Wajar sih ya, terkadang kita lihat seseorang yang menarik perhatian kita tertarik lalu ketika hadir yang lebih hebat, berpaling begitu saja. Ababil.

Seperti perempuan yang saat ini sedang melihat video viral di kamarnya. Siapa lagi kalau bukan Aringga Tungga. Perempuan yang saat ini sedang histeris sendiri melihat liputan pasangan yang baru menikah lewat jalan islami alias ta’aruf.

Keuwuannya membuat siapa saja yang melihat mereka jadi merinding. Kadang ia juga mendumel sendiri. Saat matanya ternoda karena aksi pasangan lain yang terlewat romantis. Geli saja, katanya.

Orang macam Aringga Tungga itu memang aneh. Tidak suka lihat pasangan yang terlampau budak cinta tapi suka kepo.

Ringga sapanya, perempuan yang menginjak umur dua puluh lima tahun ini menyandang predikat jomblo sejak lahir. Itu dikarenakan ia sama sekali belum pernah yang namanya pacaran. Kagum sih pernah, tapi cuma sebatas itu.

Ringga mendengus saat tahu ada seseorang yang mengganggu aktivitasnya. Layar ponselnya berubah menjadi gambar ibu negara. Sebelum ia mengangkat teleponnya. Ringga berusaha mengatur napasnya.

“Assalamualaikum mamaku sayang.”

“Wa ‘alaikumsalam, Ringga. Kamu kapan pulang ke rumah? Ponakan kamu Kiki minggu depan akan lamaran. Ini juga mama sudah dapat empat undangan dari teman SD kamu.”

Nah kebiasaan mamanya setiap telepon pasti yang diomong anak tetangga. Itu namanya sia A sudah nikah. Itu namanya si B sudah mau lamaran. Musim kondangan bikin auto gubrak buat Ringga.

“Kamu kapan pulang bawa calon menantu buat mama. Masak anaknya bu Jeni kalah sama anak tetangga yang lahir kemarin sore.”

“Duh mama. Menikah itu bukan ajang siapa cepat tapi siapa yang tepat.”

“Kamu ini bisa saja cari alasan. Kamu ini anak perawan mama satu-satunya. Tinggal di luar kota sendiri. Mama itu setiap malam enggak bisa tidur karena memikirkan kamu. Kalau sudah ada suami kan kamu ada yang jaga. Mama sama papa sudah enggak khawatir lagi.”

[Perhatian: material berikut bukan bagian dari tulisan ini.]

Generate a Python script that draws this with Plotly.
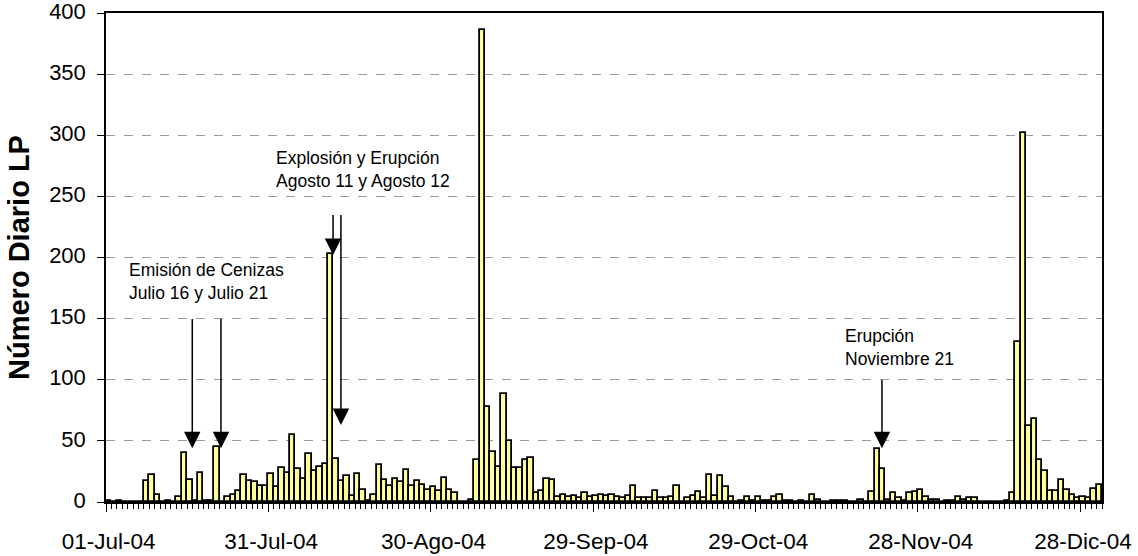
import pandas as pd
import plotly.graph_objects as go

# Daily LP event counts, 01-Jul-2004 .. 31-Dec-2004
dates = pd.date_range("2004-07-01", "2004-12-31", freq="D")
lp_counts = [
    1, 0, 1, 0, 0, 0, 0, 17, 22, 6,
    0, 1, 0, 4, 40, 18, 1, 24, 1, 1,
    45, 0, 4, 6, 9, 22, 17, 16, 13, 13,
    23, 12, 28, 24, 55, 27, 19, 39, 25, 29,
    31, 203, 35, 17, 21, 5, 23, 10, 1, 6,
    30, 18, 13, 19, 16, 26, 13, 17, 14, 10,
    12, 9, 20, 10, 7, 0, 0, 2, 34, 386,
    78, 41, 29, 88, 50, 28, 28, 34, 36, 7,
    9, 19, 18, 4, 6, 4, 5, 3, 7, 4,
    5, 6, 5, 6, 4, 3, 5, 13, 3, 3,
    3, 9, 3, 3, 4, 13, 0, 3, 5, 8,
    3, 22, 5, 21, 12, 4, 0, 1, 4, 1,
    4, 1, 1, 4, 6, 1, 1, 0, 1, 0,
    6, 2, 0, 0, 1, 1, 1, 0, 0, 2,
    0, 8, 43, 27, 2, 7, 3, 1, 7, 8,
    10, 4, 2, 2, 0, 1, 1, 4, 2, 3,
    3, 0, 0, 0, 0, 0, 1, 7, 131, 302,
    62, 68, 34, 25, 9, 9, 18, 10, 6, 3,
    4, 3, 11, 14,
]
tick_days = [0, 30, 60, 90, 120, 150, 180]
tick_labels = ["01-Jul-04", "31-Jul-04", "30-Ago-04", "29-Sep-04",
               "29-Oct-04", "28-Nov-04", "28-Dic-04"]
y_ticks = [0, 50, 100, 150, 200, 250, 300, 350, 400]

# annotation texts and arrow (day position, tail value, tip value)
notes = [
    ("Emisión de Cenizas<br>Julio 16 y Julio 21", 3.4, 180),
    ("Explosión y Erupción<br>Agosto 11 y Agosto 12", 30.6, 272),
    ("Erupción<br>Noviembre 21", 135.7, 126.5),
]
arrows = [
    (15.44, 151, 44),
    (20.74, 151, 44),
    (41.45, 236, 202),
    (42.9, 236, 63),
    (142.85, 101, 44),
]

FONT = "Arial, Liberation Sans, sans-serif"
x = list(range(len(dates)))
n = len(dates)

fig = go.Figure()
fig.add_trace(go.Bar(
    x=x, y=lp_counts, width=1.0,
    marker=dict(color="#FFFF99", line=dict(color="black", width=1.8)),
    hovertext=[d.strftime("%d-%b-%y") for d in dates],
))
# invisible helper trace carrying the boundary tick axis
fig.add_trace(go.Scatter(x=x, y=lp_counts, xaxis="x2", mode="markers",
                         marker=dict(opacity=0), hoverinfo="skip",
                         showlegend=False))

rng = [-0.5, n - 0.5]
fig.update_layout(
    width=1138, height=556,
    margin=dict(l=106, r=36, t=13, b=54),
    paper_bgcolor="white", plot_bgcolor="white",
    showlegend=False, bargap=0,
    font=dict(family=FONT, color="black"),
    xaxis=dict(
        range=rng, tickmode="array", tickvals=tick_days, ticktext=tick_labels,
        ticks="outside", ticklen=5, tickcolor="rgba(0,0,0,0)",
        ticklabelstandoff=13, automargin=False, ticklabeloverflow="allow",
        tickfont=dict(size=22.5, family=FONT),
        showgrid=False, showline=True, linecolor="black", linewidth=1.5,
        mirror=True, zeroline=False,
        minor=dict(ticks="outside", ticklen=5, tickcolor="black",
                   tickwidth=1, dtick=1, tick0=-0.5, showgrid=False),
    ),
    xaxis2=dict(
        range=rng, overlaying="x", anchor="y", side="bottom",
        tickmode="array", tickvals=[d - 0.5 for d in tick_days],
        ticks="outside", ticklen=9, tickcolor="black", tickwidth=1,
        showticklabels=False, showgrid=False, showline=False, zeroline=False,
        automargin=False,
    ),
    yaxis=dict(
        range=[0, 400], tickmode="array", tickvals=y_ticks,
        ticks="outside", ticklen=7, tickcolor="black",
        ticklabelstandoff=7, ticklabelshift=-2,
        automargin=False, ticklabeloverflow="allow",
        tickfont=dict(size=22, family=FONT),
        showgrid=True, gridcolor="#9a9a9a", griddash="dash", gridwidth=1,
        showline=True, linecolor="black", linewidth=1.5, mirror=True,
        zeroline=False,
        title=dict(text="<b>Número Diario LP</b>",
                   font=dict(size=29, family=FONT), standoff=11),
    ),
)

for text, xd, yv in notes:
    fig.add_annotation(x=xd, y=yv, xref="x", yref="y", text=text,
                       showarrow=False, xanchor="left", yanchor="middle",
                       align="left", font=dict(size=17.5, family=FONT))

for xd, tail, tip in arrows:
    fig.add_annotation(x=xd, y=tip, ax=xd, ay=tail, xref="x", yref="y",
                       axref="x", ayref="y", text="", showarrow=True,
                       arrowhead=2, arrowsize=2.2, arrowwidth=1.5,
                       arrowcolor="black", standoff=0)

# remove the default 8px page margin so the figure fills the window exactly
fig.write_html("out.html", config={"displayModeBar": False},
               post_script="document.body.style.margin='0px';")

“Aduh mama! Di sini Ringga ada yang jaga kok. Tuh pak hansip depan kompleks. Dua puluh empat jam selalu ada. Mama tenang saja, enggak usah khawatir.”

“Ringga! Mama serius.”

Ringga langsung melemparkan tubuhnya terlentang. Kakinya tak bisa diam menendang-nendang udara mirip bocah yang lagi merajuk.

“Iya mama ku tersayang.”

“Kamu kerja cari apa sih? Nanti saat kamu jadi istri juga kamu diam di rumah, urus rumah dan anak.”

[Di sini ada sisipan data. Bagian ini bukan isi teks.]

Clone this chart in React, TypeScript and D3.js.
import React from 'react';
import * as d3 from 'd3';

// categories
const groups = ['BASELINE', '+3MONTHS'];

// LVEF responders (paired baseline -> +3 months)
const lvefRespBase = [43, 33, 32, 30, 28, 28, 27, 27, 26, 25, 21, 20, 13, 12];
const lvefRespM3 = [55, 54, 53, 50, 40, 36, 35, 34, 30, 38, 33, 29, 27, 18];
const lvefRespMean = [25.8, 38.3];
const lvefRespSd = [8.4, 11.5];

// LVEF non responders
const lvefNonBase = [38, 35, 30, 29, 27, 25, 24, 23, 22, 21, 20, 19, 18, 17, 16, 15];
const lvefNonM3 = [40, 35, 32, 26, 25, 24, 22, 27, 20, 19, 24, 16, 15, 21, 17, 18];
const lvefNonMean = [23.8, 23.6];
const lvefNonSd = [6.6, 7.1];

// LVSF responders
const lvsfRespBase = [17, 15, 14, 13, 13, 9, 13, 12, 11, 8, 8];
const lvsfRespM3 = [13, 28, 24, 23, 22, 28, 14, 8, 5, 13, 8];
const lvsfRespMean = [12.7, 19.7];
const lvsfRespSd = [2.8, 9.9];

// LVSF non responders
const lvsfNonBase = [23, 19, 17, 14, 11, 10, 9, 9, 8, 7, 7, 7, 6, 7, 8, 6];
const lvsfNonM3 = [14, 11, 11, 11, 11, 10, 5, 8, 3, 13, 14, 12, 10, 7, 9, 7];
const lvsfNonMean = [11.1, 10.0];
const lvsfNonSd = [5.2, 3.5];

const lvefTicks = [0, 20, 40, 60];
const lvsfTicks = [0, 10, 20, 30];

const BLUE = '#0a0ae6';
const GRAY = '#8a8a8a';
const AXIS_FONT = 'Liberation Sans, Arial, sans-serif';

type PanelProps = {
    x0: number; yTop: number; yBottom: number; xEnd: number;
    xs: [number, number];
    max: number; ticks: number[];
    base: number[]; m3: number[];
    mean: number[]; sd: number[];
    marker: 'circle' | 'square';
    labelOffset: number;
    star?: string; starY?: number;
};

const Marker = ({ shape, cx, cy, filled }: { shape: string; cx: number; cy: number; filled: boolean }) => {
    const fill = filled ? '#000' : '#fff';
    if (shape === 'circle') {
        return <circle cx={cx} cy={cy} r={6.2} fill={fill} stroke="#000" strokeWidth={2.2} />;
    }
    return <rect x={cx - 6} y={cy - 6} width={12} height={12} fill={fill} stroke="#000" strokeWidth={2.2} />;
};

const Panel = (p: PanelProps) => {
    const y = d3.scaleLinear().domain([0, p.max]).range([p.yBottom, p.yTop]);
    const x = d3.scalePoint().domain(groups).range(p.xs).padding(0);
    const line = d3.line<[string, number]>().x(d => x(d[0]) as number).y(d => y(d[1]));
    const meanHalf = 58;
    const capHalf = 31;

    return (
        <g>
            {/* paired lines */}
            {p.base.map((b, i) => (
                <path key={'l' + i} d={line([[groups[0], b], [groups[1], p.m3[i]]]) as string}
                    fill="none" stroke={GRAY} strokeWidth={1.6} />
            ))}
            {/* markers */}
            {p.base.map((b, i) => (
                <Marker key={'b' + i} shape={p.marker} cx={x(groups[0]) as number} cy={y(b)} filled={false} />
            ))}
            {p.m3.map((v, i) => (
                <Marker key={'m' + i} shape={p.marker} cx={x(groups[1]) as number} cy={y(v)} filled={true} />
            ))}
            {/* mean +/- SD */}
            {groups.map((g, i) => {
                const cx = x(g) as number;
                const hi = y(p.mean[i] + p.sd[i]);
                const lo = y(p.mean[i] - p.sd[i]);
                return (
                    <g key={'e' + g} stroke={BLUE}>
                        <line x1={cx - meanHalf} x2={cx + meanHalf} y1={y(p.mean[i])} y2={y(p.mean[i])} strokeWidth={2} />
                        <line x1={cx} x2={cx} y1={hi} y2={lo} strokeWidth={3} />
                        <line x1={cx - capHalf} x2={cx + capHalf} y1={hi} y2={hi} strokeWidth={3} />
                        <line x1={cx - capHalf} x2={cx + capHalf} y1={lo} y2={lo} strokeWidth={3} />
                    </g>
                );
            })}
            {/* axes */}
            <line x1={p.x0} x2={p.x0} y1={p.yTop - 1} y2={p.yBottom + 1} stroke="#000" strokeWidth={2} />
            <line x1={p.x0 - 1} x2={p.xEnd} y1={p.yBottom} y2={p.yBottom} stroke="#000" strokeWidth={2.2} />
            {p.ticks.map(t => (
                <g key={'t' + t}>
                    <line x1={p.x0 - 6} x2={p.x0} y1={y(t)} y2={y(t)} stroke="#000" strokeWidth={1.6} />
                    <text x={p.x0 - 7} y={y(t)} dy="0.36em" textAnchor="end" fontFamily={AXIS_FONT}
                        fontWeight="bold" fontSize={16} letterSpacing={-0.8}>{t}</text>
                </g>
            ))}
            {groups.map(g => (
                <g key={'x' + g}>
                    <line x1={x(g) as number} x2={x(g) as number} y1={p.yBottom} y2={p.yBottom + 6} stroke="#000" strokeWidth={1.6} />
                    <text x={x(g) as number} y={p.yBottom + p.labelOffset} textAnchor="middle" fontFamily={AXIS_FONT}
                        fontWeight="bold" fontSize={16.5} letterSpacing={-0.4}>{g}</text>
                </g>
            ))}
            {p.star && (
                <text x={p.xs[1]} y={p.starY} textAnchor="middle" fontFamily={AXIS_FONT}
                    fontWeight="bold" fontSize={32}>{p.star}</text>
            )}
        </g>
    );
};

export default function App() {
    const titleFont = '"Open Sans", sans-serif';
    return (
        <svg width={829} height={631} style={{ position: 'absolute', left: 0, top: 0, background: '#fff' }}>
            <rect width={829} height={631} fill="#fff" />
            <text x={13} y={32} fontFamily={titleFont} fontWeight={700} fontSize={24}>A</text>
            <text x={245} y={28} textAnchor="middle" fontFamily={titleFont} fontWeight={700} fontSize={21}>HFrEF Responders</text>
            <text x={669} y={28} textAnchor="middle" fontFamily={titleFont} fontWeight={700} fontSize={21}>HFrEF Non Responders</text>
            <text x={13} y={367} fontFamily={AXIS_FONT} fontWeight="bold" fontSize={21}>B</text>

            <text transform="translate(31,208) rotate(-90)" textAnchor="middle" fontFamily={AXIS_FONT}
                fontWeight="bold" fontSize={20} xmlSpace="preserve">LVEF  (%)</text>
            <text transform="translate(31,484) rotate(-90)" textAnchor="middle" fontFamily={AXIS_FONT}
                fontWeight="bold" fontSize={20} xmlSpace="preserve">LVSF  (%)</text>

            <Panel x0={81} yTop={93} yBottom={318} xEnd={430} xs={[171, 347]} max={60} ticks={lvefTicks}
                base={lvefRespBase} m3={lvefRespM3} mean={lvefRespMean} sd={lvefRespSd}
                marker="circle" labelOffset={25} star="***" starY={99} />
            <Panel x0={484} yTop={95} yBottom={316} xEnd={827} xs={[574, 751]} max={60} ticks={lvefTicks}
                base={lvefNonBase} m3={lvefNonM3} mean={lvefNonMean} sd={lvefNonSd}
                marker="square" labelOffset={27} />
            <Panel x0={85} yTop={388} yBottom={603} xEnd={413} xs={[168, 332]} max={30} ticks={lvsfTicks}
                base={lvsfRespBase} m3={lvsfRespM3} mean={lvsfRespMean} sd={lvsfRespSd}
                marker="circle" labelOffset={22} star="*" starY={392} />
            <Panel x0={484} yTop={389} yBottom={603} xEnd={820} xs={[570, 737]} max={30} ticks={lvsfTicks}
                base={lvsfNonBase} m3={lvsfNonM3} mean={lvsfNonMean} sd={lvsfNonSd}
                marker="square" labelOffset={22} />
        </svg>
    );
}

“Mama, resepsi juga butuh uang.”

“Menikah itu ibadah yang penting sah. Enggak perlu resepsi yang mewah.”

“Mama, menikah juga harus butuh suami. Kalau jodohnya Ringga belum datang, terus Ringga bisa apa?”

“Makanya kamu cari dong! Masa, di tempat kerjamu enggak ada satu pun yang kecantol.”

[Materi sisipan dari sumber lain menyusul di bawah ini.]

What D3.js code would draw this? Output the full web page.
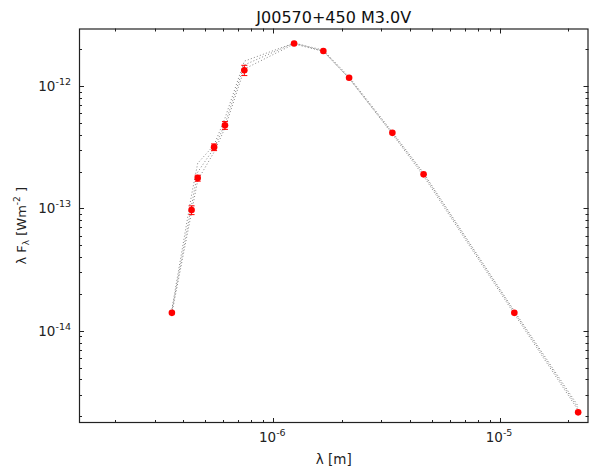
<!DOCTYPE html>
<html>
<head>
<meta charset="utf-8">
<script src="https://cdn.jsdelivr.net/npm/d3@7"></script>
<style>
  html, body { margin: 0; padding: 0; background: #fff; }
  svg { display: block; font-family: "DejaVu Sans", sans-serif; }
</style>
</head>
<body>
<svg id="chart" width="590" height="475"></svg>
<script>
// Photometric bands: effective wavelength [m]
const wavelengths = [3.57e-7, 4.36e-7, 4.64e-7, 5.48e-7, 6.12e-7, 7.45e-7,
                     1.235e-6, 1.662e-6, 2.159e-6, 3.35e-6, 4.6e-6, 1.156e-5, 2.21e-5];
// Observed lambda*F_lambda [W m^-2] and 1-sigma uncertainties
const fluxes = [1.40e-14, 9.7e-14, 1.77e-13, 3.17e-13, 4.78e-13, 1.35e-12,
                2.23e-12, 1.94e-12, 1.17e-12, 4.15e-13, 1.90e-13, 1.40e-14, 2.15e-15];
const fluxErrors = [0, 0.8e-14, 1.0e-14, 2.0e-14, 3.5e-14, 1.3e-13,
                    0, 0, 0, 0, 0, 0, 0];
// Model photospheres evaluated at the same bands
const modelA = [1.50e-14, 1.29e-13, 2.34e-13, 3.30e-13, 5.47e-13, 1.60e-12,
                2.25e-12, 1.97e-12, 1.19e-12, 4.21e-13, 1.95e-13, 1.45e-14, 2.42e-15];
const modelB = [1.45e-14, 1.06e-13, 1.98e-13, 3.11e-13, 4.89e-13, 1.49e-12,
                2.25e-12, 1.93e-12, 1.16e-12, 4.13e-13, 1.91e-13, 1.42e-14, 2.33e-15];
const modelC = [1.39e-14, 9.33e-14, 1.70e-13, 2.89e-13, 4.54e-13, 1.38e-12,
                2.21e-12, 1.93e-12, 1.16e-12, 4.05e-13, 1.84e-13, 1.37e-14, 2.24e-15];
const models = [modelA, modelB, modelC];

const xTickExps = [-6, -5];
const yTickExps = [-14, -13, -12];
const titleText = "J00570+450 M3.0V";

const svg = d3.select("#chart");
const plot = { left: 79, right: 588.5, top: 28.5, bottom: 423 };

const x = d3.scaleLog().domain([1.39e-7, 2.455e-5]).range([plot.left, plot.right]);
const y = d3.scaleLog().domain([1.76e-15, 2.96e-12]).range([plot.bottom, plot.top]);

// minor tick values within a log domain
function minorTicks(scale) {
  const [a, b] = scale.domain();
  const out = [];
  for (let e = Math.floor(Math.log10(a)); e <= Math.ceil(Math.log10(b)); e++) {
    for (let m = 2; m <= 9; m++) {
      const v = m * Math.pow(10, e);
      if (v >= a && v <= b) out.push(v);
    }
  }
  return out;
}

const axisColor = "#222";
const majorLen = 5, minorLen = 3;

// Ticks drawn inward on all four sides
const ticksG = svg.append("g").attr("stroke", axisColor).attr("stroke-width", 1);
function drawXTicks(vals, len) {
  vals.forEach(v => {
    const px = Math.round(x(v)) + 0.5;
    ticksG.append("line").attr("x1", px).attr("x2", px)
      .attr("y1", plot.bottom).attr("y2", plot.bottom - len);
    ticksG.append("line").attr("x1", px).attr("x2", px)
      .attr("y1", plot.top).attr("y2", plot.top + len);
  });
}
function drawYTicks(vals, len) {
  vals.forEach(v => {
    const py = Math.round(y(v)) + 0.5;
    ticksG.append("line").attr("y1", py).attr("y2", py)
      .attr("x1", plot.left).attr("x2", plot.left + len);
    ticksG.append("line").attr("y1", py).attr("y2", py)
      .attr("x1", plot.right).attr("x2", plot.right - len);
  });
}
drawXTicks(minorTicks(x), minorLen);
drawYTicks(minorTicks(y), minorLen);
drawXTicks(xTickExps.map(e => Math.pow(10, e)), majorLen);
drawYTicks(yTickExps.map(e => Math.pow(10, e)), majorLen);

// Model curves: dotted gray polylines in log-log space
const line = d3.line().x((d, i) => x(wavelengths[i])).y(d => y(d));
svg.append("g").selectAll("path").data(models).join("path")
  .attr("d", d => line(d))
  .attr("fill", "none")
  .attr("stroke", "#666")
  .attr("stroke-width", 1)
  .attr("stroke-dasharray", "1,2.2")
  .attr("opacity", 0.8);

// Observed photometry with error bars
const pts = wavelengths.map((w, i) => ({ w, f: fluxes[i], e: fluxErrors[i] }));
const errG = svg.append("g").attr("stroke", "red").attr("stroke-width", 1);
pts.filter(d => d.e > 0).forEach(d => {
  const px = x(d.w), y1 = y(d.f + d.e), y2 = y(d.f - d.e);
  errG.append("line").attr("x1", px).attr("x2", px).attr("y1", y1).attr("y2", y2);
  errG.append("line").attr("x1", px - 3).attr("x2", px + 3).attr("y1", y1).attr("y2", y1);
  errG.append("line").attr("x1", px - 3).attr("x2", px + 3).attr("y1", y2).attr("y2", y2);
});
svg.append("g").selectAll("circle").data(pts).join("circle")
  .attr("cx", d => x(d.w))
  .attr("cy", d => y(d.f))
  .attr("r", 3.3)
  .attr("fill", "red");

// Frame
svg.append("rect")
  .attr("x", plot.left + 0.5).attr("y", plot.top + 0.5)
  .attr("width", plot.right - plot.left - 1).attr("height", plot.bottom - plot.top - 1)
  .attr("fill", "none").attr("stroke", axisColor).attr("stroke-width", 1.2);

// Tick labels of the form 10^e
function powerLabel(g, e, ax, ay, anchor) {
  const t = g.append("text").attr("x", ax).attr("y", ay)
    .attr("text-anchor", anchor).attr("font-size", 13.5).attr("fill", "#222");
  t.append("tspan").text("10");
  t.append("tspan").attr("font-size", 9.5).attr("dy", -6).text(String(e));
}
const lab = svg.append("g");
xTickExps.forEach(e => powerLabel(lab, e, x(Math.pow(10, e)) - 1, 442, "middle"));
yTickExps.forEach(e => powerLabel(lab, e, plot.left - 8, y(Math.pow(10, e)) + 5, "end"));

// Title
svg.append("text")
  .attr("x", (plot.left + plot.right) / 2).attr("y", 23)
  .attr("text-anchor", "middle").attr("font-size", 16).attr("fill", "#111")
  .text(titleText);

// Axis titles
const xl = svg.append("text")
  .attr("x", (plot.left + plot.right) / 2).attr("y", 464)
  .attr("text-anchor", "middle").attr("font-size", 13.5).attr("fill", "#222");
xl.text("λ [m]");

const yl = svg.append("text")
  .attr("transform", `translate(26,${(plot.top + plot.bottom) / 2}) rotate(-90)`)
  .attr("text-anchor", "middle").attr("font-size", 13).attr("fill", "#222");
yl.append("tspan").text("λ F");
yl.append("tspan").attr("font-size", 9).attr("dy", 3).text("λ");
yl.append("tspan").attr("dy", -3).text(" [Wm");
yl.append("tspan").attr("font-size", 9).attr("dy", -6).text("-2");
yl.append("tspan").attr("dy", 6).text(" ]");
</script>
</body>
</html>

Ringga menghela napas panjang. Ia seketika terperanjat. Ringga mengubah posisinya menjadi duduk. Melihat-lihat pantulan di cermin. Sekilas Ringga berpikir, wajahnya tidak jelek-jelek amat juga tidak cantik-cantik amat. Posisi pas dengan porsi yang tepat.

“Tau ah mah. Ringga pusing. Nanti kalau ketemu jodohnya juga bakalan nikah. Saat ini fokus memperbaiki perekonomian bangsa dan memperbaiki diri dulu.”

Setelah mengakhiri percakapan antara ibu dan anak yang banyak menguras waktu dan tenaga. Ringga kembali merebahkan tubuhnya. Pikirannya menerawang sampai ke planet ya g dihapus dalam tata perplanetan. Pusing kalau bicara soal jodoh. Tidak ada ujungnya.

Ringga kembali mengotak-atik ponsel pintarnya. Kembali ia mencari-cari berita yang sedang viral di media sosial.



...



Sinar matahari mencoba menerobos celah-celah jendela. Jendela kaca yang bening tanpa tirai mempermudah kilatan mentari menerpa epidermis perempuan yang kini masih meringkuk dalam tidurnya. Posisi tidur yang dianggap kurang wajar. Bantalnya sudah terlempar jauh dari ranjangnya. Selimutnya sudah jauh berada di bawah kakinya.